Computational Methods for Modeling Muscle Tissue
Ron Fedkiw, Stanford

We begin by discussing a novel approach to finite element simulation that allows one to model degenerate and inverted elements in a smooth fashion even under complex contact and collision scenarios. The method relies on a "polar" singular value decomposition that models potentially inverted elements in a space where the deformation gradient is diagonal. The method is quite versatile and readily extends to treat plastic flow, anisotropic constitutive models, fracture, muscles with active and passive components, etc. Next, we discuss quasistatic simulation and show that inverted elements can be handled for equilibrium problems as well - since our method allows for smooth modeling through degenerate and inverted states. In addition, we propose a new technique that enforces positive definiteness of the global stiffness matrix in an element by element fashion by considering SVD's of a block decomposition of a fourth order tensor for each element. The resulting symmetric positive definite global stiffness matrix can be dealt with via an efficient conjugate gradient iterative technique allowing us to handle rather large simulation meshes. Finally, we apply this simulation framework to facial muscle modeling using patient specific data built from MRI data and laser scans. We propose a new method that takes facial motion capture marker data and computes the solution to an inverse problem to figure out what muscle contractions and jaw articulation parameters were exercised by the subject. This has serious implications for facial surgery and other applications.    
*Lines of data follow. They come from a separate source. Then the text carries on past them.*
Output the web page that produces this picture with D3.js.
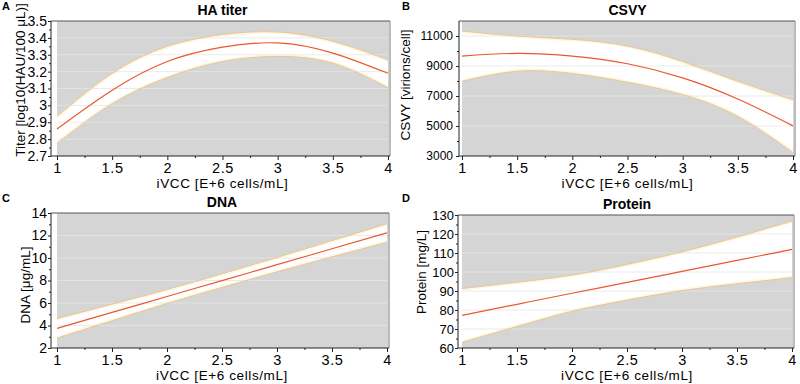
<!DOCTYPE html>
<html>
<head>
<meta charset="utf-8">
<script src="https://cdn.jsdelivr.net/npm/d3@7/dist/d3.min.js"></script>
<style>
  body { margin: 0; background: #fff; }
  text { font-family: Arial, "Liberation Sans", sans-serif; }
</style>
</head>
<body>
<svg id="chart" width="800" height="384"></svg>
<script>
// valores (iVCC en E+6 cells/mL)
const ivcc = [1, 1.5, 2, 2.5, 3, 3.5, 4];
const xTicks = [1, 1.5, 2, 2.5, 3, 3.5, 4];

// A - HA titer
const haFit   = [2.86, 3.09, 3.26, 3.345, 3.37, 3.31, 3.19];
const haUpper = [2.935, 3.19, 3.35, 3.42, 3.435, 3.38, 3.27];
const haLower = [2.775, 3.01, 3.165, 3.26, 3.29, 3.25, 3.105];
const haTicks = [2.7, 2.8, 2.9, 3, 3.1, 3.2, 3.3, 3.4, 3.5];

// B - CSVY
const csvyFit   = [9660, 9840, 9660, 9150, 8210, 6800, 5010];
const csvyUpper = [11330, 11000, 10780, 10330, 9300, 7980, 6750];
const csvyLower = [7980, 8650, 8500, 7920, 7090, 5640, 3220];
const csvyTicks = [3000, 5000, 7000, 9000, 11000];

// C - DNA
const dnaFit   = [3.75, 5.16, 6.58, 7.99, 9.41, 10.82, 12.24];
const dnaUpper = [4.62, 5.9, 7.2, 8.6, 10.05, 11.55, 13.05];
const dnaLower = [2.88, 4.42, 5.95, 7.38, 8.77, 10.1, 11.4];
const dnaTicks = [2, 4, 6, 8, 10, 12, 14];

// D - Protein
const protFit   = [77.2, 83.0, 88.8, 94.5, 100.3, 106.1, 111.9];
const protUpper = [91.3, 94.6, 98.4, 104, 110.6, 118.4, 126.8];
const protLower = [63, 71.3, 79.3, 85.2, 90.2, 93.8, 97];
const protTicks = [60, 70, 80, 90, 100, 110, 120, 130];

const svg = d3.select("#chart");

const paneles = [
  { letra: "A", titulo: "HA titer", yTitulo: "Titer [log10(HAU/100 \u03BCL)]",
    fit: haFit, upper: haUpper, lower: haLower, ticks: haTicks, yDom: [2.7, 3.5], yFont: 14, yPad: 1,
    ox: 0, oy: 0, axisX: 51, x0: 57, x1: 388, top: 21, bottom: 156, tx: 25, ty: 80 },
  { letra: "B", titulo: "CSVY", yTitulo: "CSVY [virions/cell]",
    fit: csvyFit, upper: csvyUpper, lower: csvyLower, ticks: csvyTicks, yDom: [3000, 12000], yFont: 12, yPad: 3,
    ox: 400, oy: 0, axisX: 459, x0: 462, x1: 793, top: 21, bottom: 156, tx: 410, ty: 85 },
  { letra: "C", titulo: "DNA", yTitulo: "DNA [\u03BCg/mL]",
    fit: dnaFit, upper: dnaUpper, lower: dnaLower, ticks: dnaTicks, yDom: [2, 14], yFont: 14, yPad: 1,
    ox: 0, oy: 192, axisX: 51, x0: 57, x1: 387, top: 213, bottom: 348, tx: 30, ty: 285 },
  { letra: "D", titulo: "Protein", yTitulo: "Protein [mg/L]",
    fit: protFit, upper: protUpper, lower: protLower, ticks: protTicks, yDom: [60, 130], yFont: 13, yPad: 1,
    ox: 400, oy: 192, axisX: 458, x0: 462, x1: 792, top: 215, bottom: 348, tx: 426, ty: 272 }
];

paneles.forEach((p, i) => dibujarPanel(p, i));

function mitades(arr) {
  const out = [];
  for (let i = 0; i < arr.length - 1; i++) out.push((arr[i] + arr[i + 1]) / 2);
  return out;
}

function dibujarPanel(p, idx) {
  const g = svg.append("g");
  const x = d3.scaleLinear().domain([1, 4]).range([p.x0, p.x1]);
  const y = d3.scaleLinear().domain(p.yDom).range([p.bottom, p.top]);

  const filas = ivcc.map((v, i) => ({ x: v, fit: p.fit[i], up: p.upper[i], lo: p.lower[i] }));

  // fondo gris
  g.append("rect")
    .attr("x", x(1)).attr("y", p.top)
    .attr("width", x(4) - x(1) + 1).attr("height", p.bottom - p.top)
    .attr("fill", "#d5d5d5");

  // banda de confianza
  const area = d3.area().curve(d3.curveNatural)
    .x(d => x(d.x)).y0(d => y(d.lo)).y1(d => y(d.up));
  const clipId = "clip" + idx;
  g.append("clipPath").attr("id", clipId).append("path").attr("d", area(filas));
  g.append("path").attr("d", area(filas)).attr("fill", "#ffffff");

  const lineaUp = d3.line().curve(d3.curveNatural).x(d => x(d.x)).y(d => y(d.up));
  const lineaLo = d3.line().curve(d3.curveNatural).x(d => x(d.x)).y(d => y(d.lo));
  const lineaFit = d3.line().curve(d3.curveNatural).x(d => x(d.x)).y(d => y(d.fit));

  // brillo amarillento en los bordes interiores
  [lineaUp, lineaLo].forEach(l => {
    g.append("path").attr("d", l(filas))
      .attr("clip-path", `url(#${clipId})`)
      .attr("fill", "none").attr("stroke", "#fff6de").attr("stroke-width", 4);
  });

  // líneas de rejilla
  g.selectAll("line.grid")
    .data(p.ticks.filter(t => t !== p.yDom[0] && t !== p.yDom[1]))
    .join("line")
    .attr("x1", x(1)).attr("x2", x(4))
    .attr("y1", d => y(d)).attr("y2", d => y(d))
    .attr("stroke", "#e6e6e6").attr("stroke-opacity", 0.8).attr("stroke-width", 1);

  [lineaUp, lineaLo].forEach(l => {
    g.append("path").attr("d", l(filas))
      .attr("fill", "none").attr("stroke", "#e6c497").attr("stroke-width", 1);
  });

  g.append("path").attr("d", lineaFit(filas))
    .attr("fill", "none").attr("stroke", "#e8582a").attr("stroke-width", 1.2);

  // marco
  g.append("line").attr("x1", p.axisX).attr("x2", x(4) + 2).attr("y1", p.top).attr("y2", p.top)
    .attr("stroke", "#555");
  g.append("line").attr("x1", x(4) + 2).attr("x2", x(4) + 2).attr("y1", p.top).attr("y2", p.bottom)
    .attr("stroke", "#777");
  g.append("line").attr("x1", p.axisX).attr("x2", x(4) + 2).attr("y1", p.bottom).attr("y2", p.bottom)
    .attr("stroke", "#222");
  g.append("line").attr("x1", p.axisX).attr("x2", p.axisX).attr("y1", p.top).attr("y2", p.bottom)
    .attr("stroke", "#222");

  // eje X
  const ejeX = g.append("g")
    .attr("transform", `translate(0,${p.bottom})`)
    .call(d3.axisBottom(x).tickValues(xTicks).tickSize(4).tickPadding(3).tickFormat(d3.format("~g")));
  ejeX.select(".domain").remove();
  ejeX.selectAll("line").attr("stroke", "#222");
  ejeX.selectAll("text").attr("font-family", null).style("font-size", "14.5px")
    .style("letter-spacing", "0.7px").attr("fill", "#000");

  const ejeXm = g.append("g")
    .attr("transform", `translate(0,${p.bottom})`)
    .call(d3.axisBottom(x).tickValues(mitades(xTicks)).tickSize(2).tickFormat(""));
  ejeXm.select(".domain").remove();
  ejeXm.selectAll("line").attr("stroke", "#222");

  // eje Y
  const ejeY = g.append("g")
    .attr("transform", `translate(${p.axisX},0)`)
    .call(d3.axisLeft(y).tickValues(p.ticks).tickSize(3).tickPadding(p.yPad).tickFormat(d3.format("~g")));
  ejeY.select(".domain").remove();
  ejeY.selectAll("line").attr("stroke", "#222");
  ejeY.selectAll("text").attr("font-family", null).style("font-size", p.yFont + "px").attr("fill", "#000");

  const ejeYm = g.append("g")
    .attr("transform", `translate(${p.axisX},0)`)
    .call(d3.axisLeft(y).tickValues(mitades(p.ticks)).tickSize(2).tickFormat(""));
  ejeYm.select(".domain").remove();
  ejeYm.selectAll("line").attr("stroke", "#222");

  const cx = (x(1) + x(4)) / 2;

  g.append("text")
    .attr("transform", `translate(${p.tx},${p.ty}) rotate(-90)`)
    .attr("text-anchor", "middle")
    .style("font-size", "13.5px")
    .text(p.yTitulo);

  g.append("text")
    .attr("x", cx).attr("y", p.bottom + 32)
    .attr("text-anchor", "middle")
    .style("font-size", "13.5px").style("letter-spacing", "0.6px")
    .text("iVCC [E+6 cells/mL]");

  g.append("text")
    .attr("x", cx).attr("y", p.top - 6)
    .attr("text-anchor", "middle")
    .style("font-size", "14px").style("font-weight", "bold")
    .text(p.titulo);

  g.append("text")
    .attr("x", p.ox + 2).attr("y", p.oy + 10)
    .style("font-size", "11px").style("font-weight", "bold")
    .text(p.letra);
}
</script>
</body>
</html>
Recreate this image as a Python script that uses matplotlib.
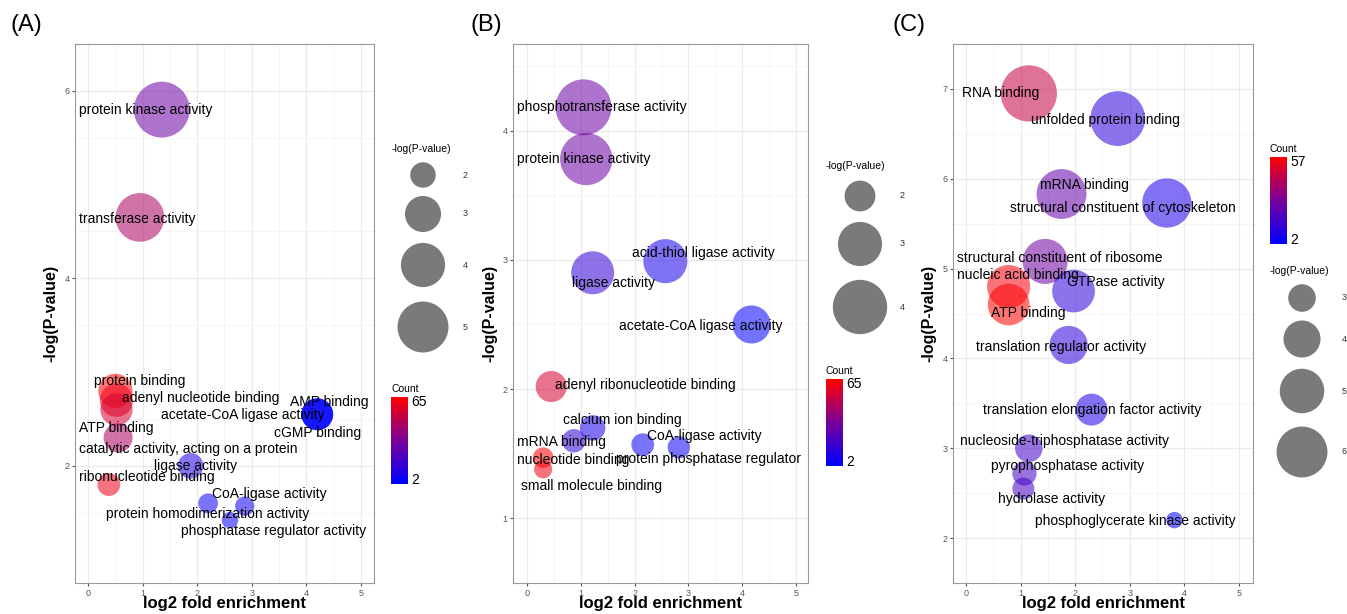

Fedkiw received his Ph.D. in Mathematics from UCLA in 1996 and did postdoctoral studies both at UCLA in Mathematics and at Caltech in Aeronautics before joining the Stanford Computer Science Department. He was awarded a Packard Foundation Fellowship, a Presidential Early Career Award for Scientists and Engineers (PECASE), a Sloan Research Fellowship, an Office of Naval Research Young Investigator Program Award (ONR YIP), a Robert N. Noyce Family Faculty Scholarship, two distinguished teaching awards, etc. Currently he is on the editorial board of the Journal of Scientific Computing, IEEE Transactions on Visualization and Computer Graphics, and Communications in Mathematical Sciences, and he participates in the reviewing process of a number of journals and funding agencies. He has published over 55 research papers in computational physics, computer graphics and vision, as well as a book on level set methods. For the past four years, he has been a consultant with Industrial Light + Magic.